***** Data supplied *****

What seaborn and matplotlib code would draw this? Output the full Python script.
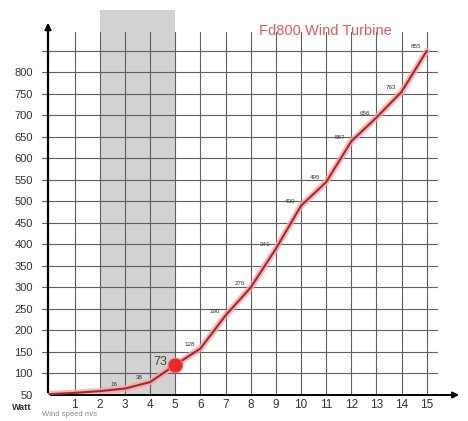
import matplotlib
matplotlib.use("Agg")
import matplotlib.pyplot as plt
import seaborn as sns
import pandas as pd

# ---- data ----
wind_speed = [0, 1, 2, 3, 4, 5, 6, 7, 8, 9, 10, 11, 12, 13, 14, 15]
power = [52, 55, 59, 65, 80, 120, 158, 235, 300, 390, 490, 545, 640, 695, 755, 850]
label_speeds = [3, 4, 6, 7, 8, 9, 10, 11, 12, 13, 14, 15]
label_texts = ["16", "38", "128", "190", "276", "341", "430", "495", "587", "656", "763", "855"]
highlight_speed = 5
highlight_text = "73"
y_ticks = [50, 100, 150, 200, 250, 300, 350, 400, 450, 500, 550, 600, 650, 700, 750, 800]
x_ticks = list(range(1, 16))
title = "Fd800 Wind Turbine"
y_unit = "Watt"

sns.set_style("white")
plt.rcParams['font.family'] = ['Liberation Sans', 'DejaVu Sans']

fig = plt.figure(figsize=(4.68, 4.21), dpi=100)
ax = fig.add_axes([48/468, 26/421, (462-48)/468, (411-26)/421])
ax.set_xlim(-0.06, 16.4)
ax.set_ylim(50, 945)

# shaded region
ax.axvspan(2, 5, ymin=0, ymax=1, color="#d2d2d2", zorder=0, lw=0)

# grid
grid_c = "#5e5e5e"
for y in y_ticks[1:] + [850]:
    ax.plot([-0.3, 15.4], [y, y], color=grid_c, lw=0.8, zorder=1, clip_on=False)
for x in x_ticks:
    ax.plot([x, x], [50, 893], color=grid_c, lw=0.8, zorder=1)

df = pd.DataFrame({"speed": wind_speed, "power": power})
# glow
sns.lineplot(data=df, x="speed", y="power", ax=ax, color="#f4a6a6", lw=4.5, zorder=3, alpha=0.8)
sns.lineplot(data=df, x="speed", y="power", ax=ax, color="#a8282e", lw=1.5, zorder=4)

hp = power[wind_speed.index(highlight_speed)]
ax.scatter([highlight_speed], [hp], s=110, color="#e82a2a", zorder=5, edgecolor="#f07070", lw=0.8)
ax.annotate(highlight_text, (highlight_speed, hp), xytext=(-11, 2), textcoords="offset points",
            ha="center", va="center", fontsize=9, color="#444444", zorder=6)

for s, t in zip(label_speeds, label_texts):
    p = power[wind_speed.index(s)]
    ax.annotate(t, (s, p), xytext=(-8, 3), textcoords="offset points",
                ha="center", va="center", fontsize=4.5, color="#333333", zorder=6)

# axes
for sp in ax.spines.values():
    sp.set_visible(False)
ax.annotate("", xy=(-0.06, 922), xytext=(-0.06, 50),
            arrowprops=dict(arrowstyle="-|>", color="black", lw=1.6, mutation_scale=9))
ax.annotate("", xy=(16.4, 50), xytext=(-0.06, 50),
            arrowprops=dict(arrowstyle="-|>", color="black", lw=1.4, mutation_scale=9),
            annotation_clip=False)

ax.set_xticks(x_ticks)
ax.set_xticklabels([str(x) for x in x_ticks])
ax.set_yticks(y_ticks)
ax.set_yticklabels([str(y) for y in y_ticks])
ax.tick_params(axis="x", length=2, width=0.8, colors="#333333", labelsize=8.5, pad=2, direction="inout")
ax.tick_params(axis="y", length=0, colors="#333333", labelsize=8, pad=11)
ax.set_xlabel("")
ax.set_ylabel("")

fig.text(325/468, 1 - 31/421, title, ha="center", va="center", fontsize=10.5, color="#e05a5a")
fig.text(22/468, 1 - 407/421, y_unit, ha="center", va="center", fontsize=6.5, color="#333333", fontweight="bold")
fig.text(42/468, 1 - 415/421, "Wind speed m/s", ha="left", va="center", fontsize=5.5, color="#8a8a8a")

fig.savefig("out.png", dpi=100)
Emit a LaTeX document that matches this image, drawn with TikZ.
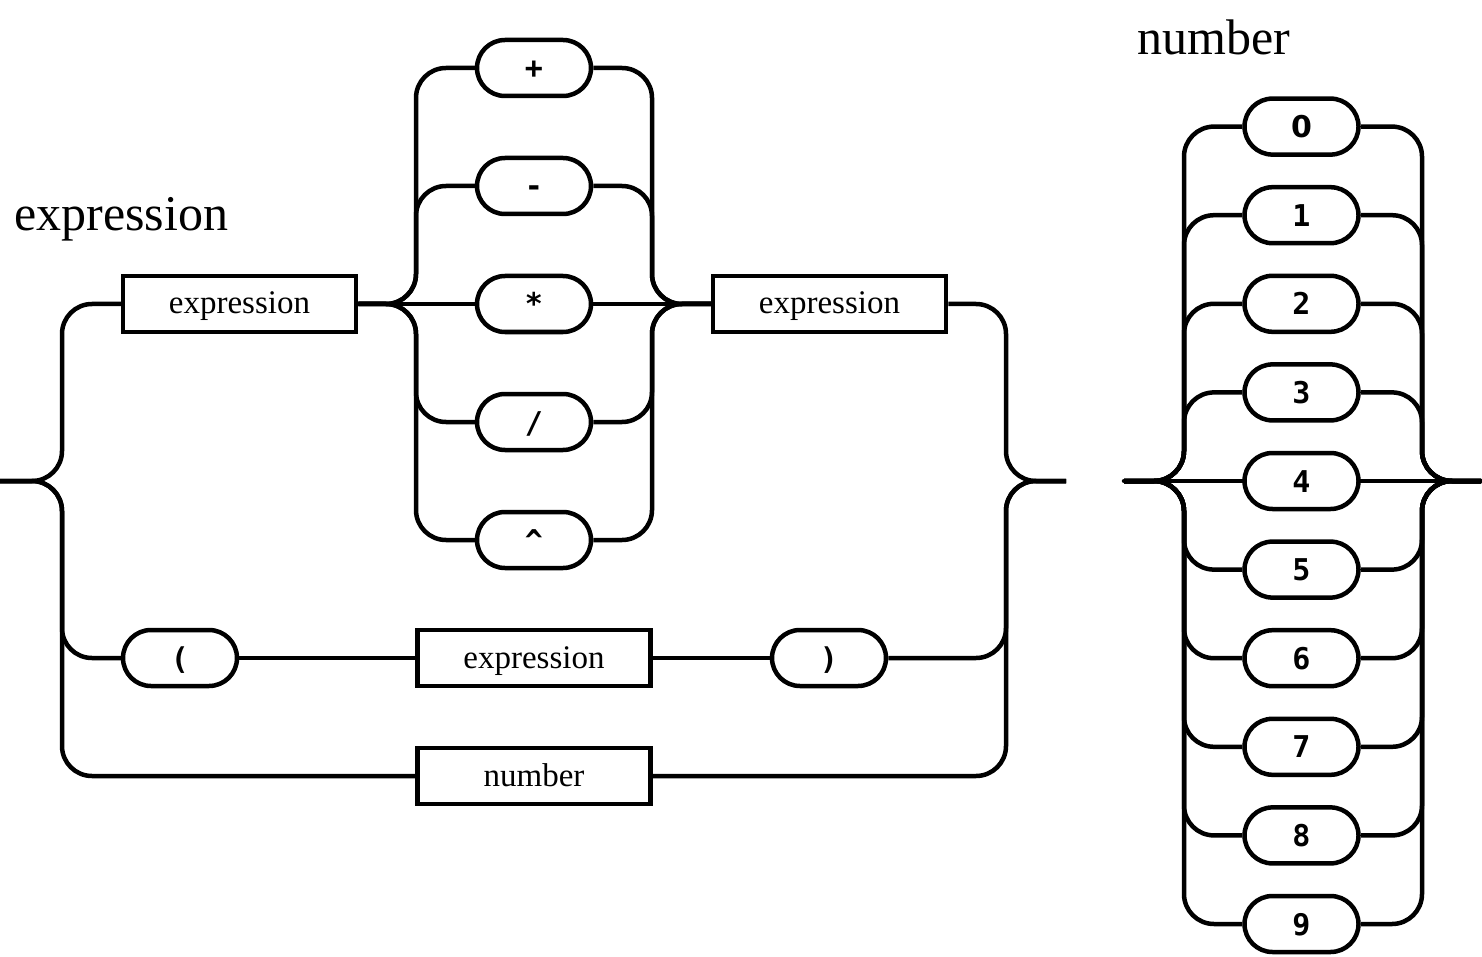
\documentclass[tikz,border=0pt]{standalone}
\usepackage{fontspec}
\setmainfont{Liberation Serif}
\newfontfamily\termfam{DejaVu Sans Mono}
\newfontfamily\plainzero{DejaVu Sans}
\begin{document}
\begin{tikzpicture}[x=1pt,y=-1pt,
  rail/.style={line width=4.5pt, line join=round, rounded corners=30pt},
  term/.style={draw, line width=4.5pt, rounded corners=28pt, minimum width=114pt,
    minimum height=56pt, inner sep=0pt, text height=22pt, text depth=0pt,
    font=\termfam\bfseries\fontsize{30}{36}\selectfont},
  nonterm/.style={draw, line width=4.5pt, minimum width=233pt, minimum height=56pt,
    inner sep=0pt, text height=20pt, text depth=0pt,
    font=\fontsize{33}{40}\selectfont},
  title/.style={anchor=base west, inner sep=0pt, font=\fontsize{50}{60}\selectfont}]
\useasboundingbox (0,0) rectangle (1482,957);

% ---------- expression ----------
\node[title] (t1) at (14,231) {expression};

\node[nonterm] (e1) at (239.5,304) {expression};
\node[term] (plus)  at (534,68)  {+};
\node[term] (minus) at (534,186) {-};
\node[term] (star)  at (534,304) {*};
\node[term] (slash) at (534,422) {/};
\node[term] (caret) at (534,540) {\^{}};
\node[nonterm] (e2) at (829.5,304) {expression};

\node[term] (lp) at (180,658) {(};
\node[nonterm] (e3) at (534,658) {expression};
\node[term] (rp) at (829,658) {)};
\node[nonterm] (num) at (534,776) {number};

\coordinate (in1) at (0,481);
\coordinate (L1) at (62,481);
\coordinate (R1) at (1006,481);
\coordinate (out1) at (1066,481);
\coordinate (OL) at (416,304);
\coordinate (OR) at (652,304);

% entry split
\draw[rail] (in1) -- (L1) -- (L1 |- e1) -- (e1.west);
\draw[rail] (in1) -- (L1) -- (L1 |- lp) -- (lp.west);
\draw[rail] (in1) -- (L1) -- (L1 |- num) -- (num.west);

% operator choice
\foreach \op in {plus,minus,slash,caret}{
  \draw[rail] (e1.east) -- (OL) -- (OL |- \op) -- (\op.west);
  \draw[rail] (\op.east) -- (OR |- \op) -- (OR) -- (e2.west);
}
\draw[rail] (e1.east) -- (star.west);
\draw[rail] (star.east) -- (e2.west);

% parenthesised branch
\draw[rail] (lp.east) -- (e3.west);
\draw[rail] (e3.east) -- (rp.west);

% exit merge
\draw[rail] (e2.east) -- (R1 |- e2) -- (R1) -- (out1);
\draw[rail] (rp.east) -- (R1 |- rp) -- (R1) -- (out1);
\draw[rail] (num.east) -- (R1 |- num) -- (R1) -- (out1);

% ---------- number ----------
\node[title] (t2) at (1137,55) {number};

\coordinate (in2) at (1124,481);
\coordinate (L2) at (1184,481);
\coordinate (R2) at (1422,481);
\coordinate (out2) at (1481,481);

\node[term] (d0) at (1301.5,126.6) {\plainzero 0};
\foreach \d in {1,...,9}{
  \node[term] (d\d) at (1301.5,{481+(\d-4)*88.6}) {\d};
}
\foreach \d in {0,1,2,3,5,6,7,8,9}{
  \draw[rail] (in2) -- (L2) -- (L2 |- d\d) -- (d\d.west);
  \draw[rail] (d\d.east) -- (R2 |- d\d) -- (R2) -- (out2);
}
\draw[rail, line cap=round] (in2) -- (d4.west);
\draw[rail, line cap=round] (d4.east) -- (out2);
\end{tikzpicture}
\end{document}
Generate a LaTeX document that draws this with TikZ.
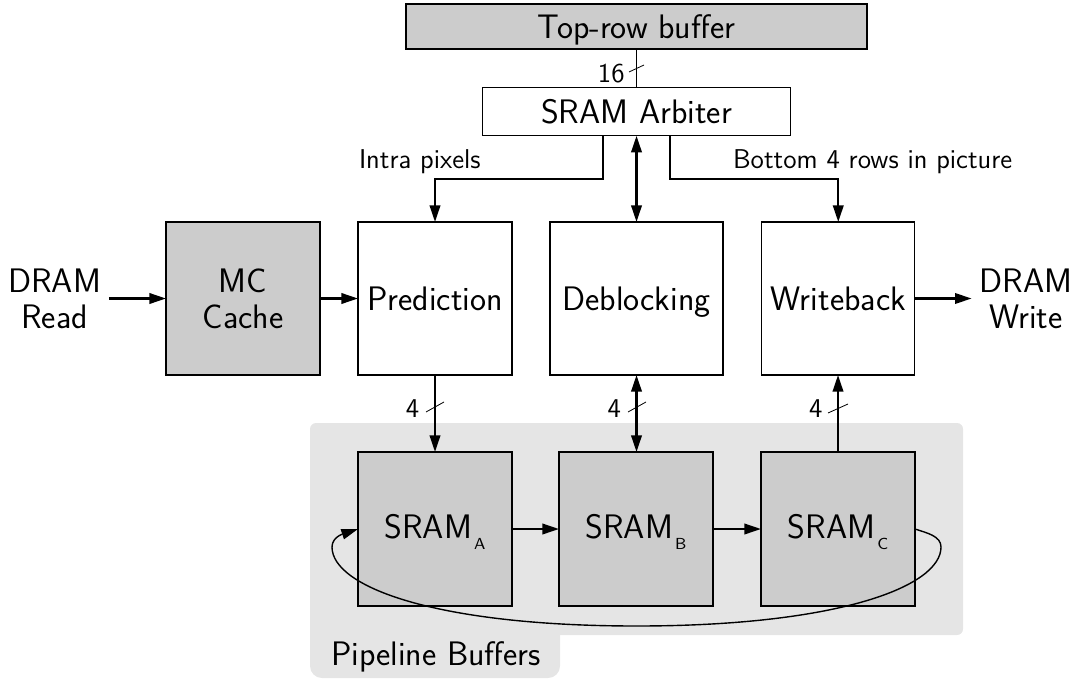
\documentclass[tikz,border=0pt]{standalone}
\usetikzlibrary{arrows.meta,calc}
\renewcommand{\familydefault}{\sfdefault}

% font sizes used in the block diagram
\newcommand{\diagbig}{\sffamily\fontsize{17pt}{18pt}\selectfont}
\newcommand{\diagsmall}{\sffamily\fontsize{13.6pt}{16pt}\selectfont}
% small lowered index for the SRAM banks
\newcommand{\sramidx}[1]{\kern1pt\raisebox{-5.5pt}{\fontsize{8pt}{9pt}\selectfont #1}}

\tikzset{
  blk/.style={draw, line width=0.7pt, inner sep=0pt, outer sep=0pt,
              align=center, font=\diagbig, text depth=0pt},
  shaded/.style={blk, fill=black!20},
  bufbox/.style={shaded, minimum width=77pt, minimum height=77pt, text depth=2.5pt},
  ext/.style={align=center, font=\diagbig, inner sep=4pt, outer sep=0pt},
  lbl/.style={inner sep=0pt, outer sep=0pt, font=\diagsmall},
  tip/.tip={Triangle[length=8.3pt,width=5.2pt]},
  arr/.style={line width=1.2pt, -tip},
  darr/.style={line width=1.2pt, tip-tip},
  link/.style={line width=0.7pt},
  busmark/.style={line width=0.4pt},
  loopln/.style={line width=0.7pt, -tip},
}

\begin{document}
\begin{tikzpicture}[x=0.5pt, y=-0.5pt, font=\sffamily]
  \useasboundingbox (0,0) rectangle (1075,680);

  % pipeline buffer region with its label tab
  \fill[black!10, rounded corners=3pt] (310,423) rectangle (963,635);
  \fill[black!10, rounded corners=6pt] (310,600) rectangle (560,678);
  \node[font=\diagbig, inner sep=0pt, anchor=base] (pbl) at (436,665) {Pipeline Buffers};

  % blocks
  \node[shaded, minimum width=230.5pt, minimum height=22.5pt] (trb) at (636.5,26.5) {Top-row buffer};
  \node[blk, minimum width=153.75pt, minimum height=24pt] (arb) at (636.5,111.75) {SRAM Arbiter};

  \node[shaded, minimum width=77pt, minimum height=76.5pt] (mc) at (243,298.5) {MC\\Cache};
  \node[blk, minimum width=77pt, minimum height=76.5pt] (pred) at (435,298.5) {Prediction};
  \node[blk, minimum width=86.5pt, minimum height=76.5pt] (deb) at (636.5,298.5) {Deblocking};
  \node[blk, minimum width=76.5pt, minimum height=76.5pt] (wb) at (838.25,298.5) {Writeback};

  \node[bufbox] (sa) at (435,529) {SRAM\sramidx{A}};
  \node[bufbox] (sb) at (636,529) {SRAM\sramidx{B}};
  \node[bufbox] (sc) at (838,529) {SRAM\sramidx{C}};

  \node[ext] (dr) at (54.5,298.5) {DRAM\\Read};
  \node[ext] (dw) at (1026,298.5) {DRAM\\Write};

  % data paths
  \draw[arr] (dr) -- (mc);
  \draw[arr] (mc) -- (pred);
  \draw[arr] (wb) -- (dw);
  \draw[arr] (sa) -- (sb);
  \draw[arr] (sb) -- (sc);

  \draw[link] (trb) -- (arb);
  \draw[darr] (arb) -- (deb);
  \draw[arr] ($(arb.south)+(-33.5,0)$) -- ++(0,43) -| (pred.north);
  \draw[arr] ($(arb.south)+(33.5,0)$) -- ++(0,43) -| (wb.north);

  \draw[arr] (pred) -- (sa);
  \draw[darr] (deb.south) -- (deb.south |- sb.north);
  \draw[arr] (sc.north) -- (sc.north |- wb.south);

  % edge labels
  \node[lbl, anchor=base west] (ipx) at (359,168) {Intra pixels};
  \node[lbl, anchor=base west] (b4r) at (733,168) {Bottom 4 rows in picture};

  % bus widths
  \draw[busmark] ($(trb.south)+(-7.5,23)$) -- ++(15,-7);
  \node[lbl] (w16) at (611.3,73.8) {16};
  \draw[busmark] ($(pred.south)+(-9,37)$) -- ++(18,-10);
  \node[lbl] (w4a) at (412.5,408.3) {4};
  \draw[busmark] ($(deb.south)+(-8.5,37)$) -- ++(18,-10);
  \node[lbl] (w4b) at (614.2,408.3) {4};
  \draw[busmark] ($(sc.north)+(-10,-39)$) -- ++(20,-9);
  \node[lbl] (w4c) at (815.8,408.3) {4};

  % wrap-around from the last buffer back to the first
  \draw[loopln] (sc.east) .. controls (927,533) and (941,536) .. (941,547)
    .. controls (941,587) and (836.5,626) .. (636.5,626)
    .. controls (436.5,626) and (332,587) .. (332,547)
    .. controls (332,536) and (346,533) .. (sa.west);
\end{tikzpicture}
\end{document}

*****

:: Exercise brief ::
Begin with the first line of the entries above and write out each line exactly, ending with the line containing "import pandas as pd". Leave out pictures.

:: Solution ::
What seaborn and matplotlib code would draw this? Output the full Python script.
import matplotlib
matplotlib.use("Agg")
import matplotlib.pyplot as plt
import seaborn as sns
import pandas as pd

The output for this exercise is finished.